The Graham-Cassidy Bill Will Cost People with Diabetes Money
JDRF and the ADA have come out against this newest effort to repeal Obamacare. Here’s an overview of the bill.
So … there’s another effort to repeal the Affordable Care Act (Obamacare) underway. Republican lawmakers are trying to pass something known as the Graham-Cassidy bill.
If the GOP wants to repeal Obamacare, they need to do it by September 30th under the complex legislative rule system that few people outside of Congress understand.
The basic gist of the bill is that it ends Obamacare subsidies, Obamacare Medicaid expansion, and takes federal Medicaid funding and gives it to the states as block grants. More on this later.

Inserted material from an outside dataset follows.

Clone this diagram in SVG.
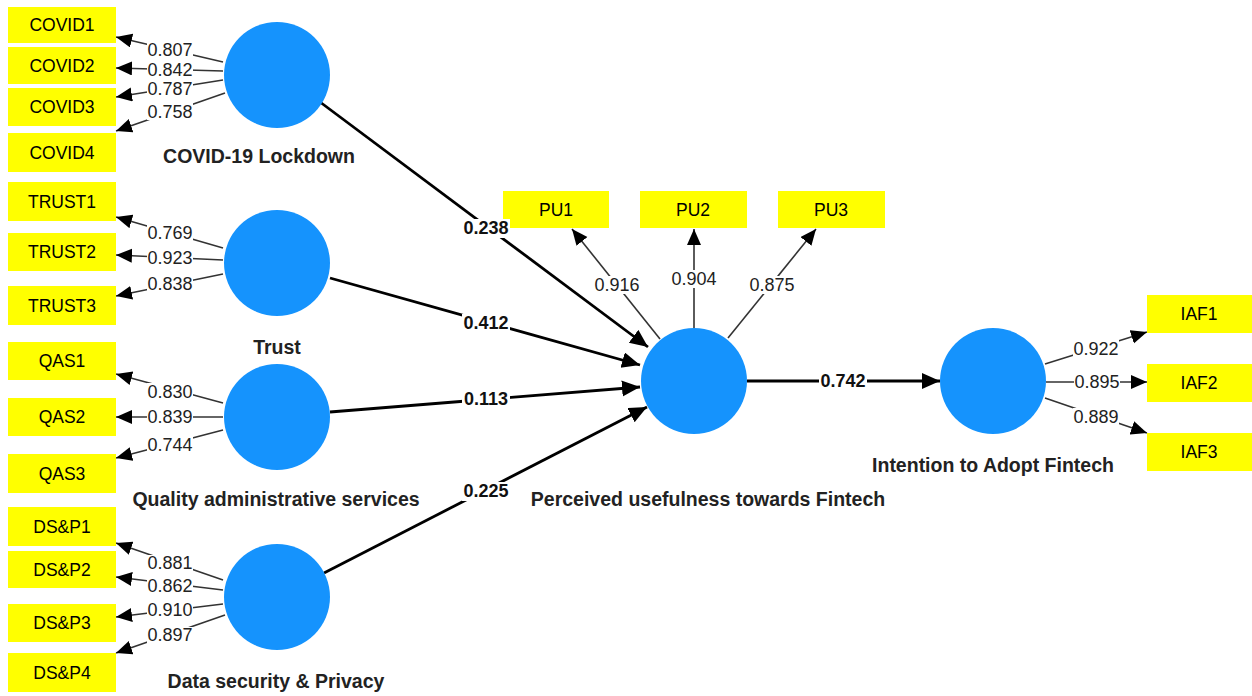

Here are some ways the bill will affect people with diabetes:
As with some of the other proposed Obamacare repeal bills, it will give states the flexibility to allow insurance companies to charge more for those with preexisting conditions. The Center for American Progress, a left-leaning think tank, used Medicare and Medicaid data to estimate that people with diabetes (without complications) could face a new premium of $5,600 annually under this provision.
Caveat – that’s just one estimate, and from a foe of the bill, but still….
Wait, there’s more! The bill, if enacted, would repeal the individual mandate for health insurance and allow more people to opt for cheaper, catastrophic coverage insurance plans. This may be good for those who don’t use health care much, but it’s likely to drive up prices for those who need good insurance plans.
Oh, and it would allow states to loosen rules on the essential health benefits that insurance plans would have to offer. You know, things like drug coverage and specialist visits.
It would, however, repeal the medical device tax, which would be good for pump and CGM users. So there’s that.
The bill would also cap funding on Medicaid and give the money to the states as block grants. In the past, when federal funds have been given back to the states to use, as with tobacco settlement money and welfare reform money, some states used that money for some questionable purposes that were unconnected to the original intent of the funding.
Also, that funding would end by 2027. What happens then? No one knows exactly.
Both JDRF and the American Diabetes Association have come out against the bill. In a joint statement with 14 other patient and provider advocacy groups, they stated that Graham-Cassidy “fails to provide Americans with what they need to maintain their health.”
In the Senate, Republicans need to be unified on this bill for it to pass, and they have just two votes to spare. A small group of Republican senators have opposed the previous Obamacare bills this year, but so far only Senator Rand Paul of Kentucky has said he’d vote against it…for not going far enough.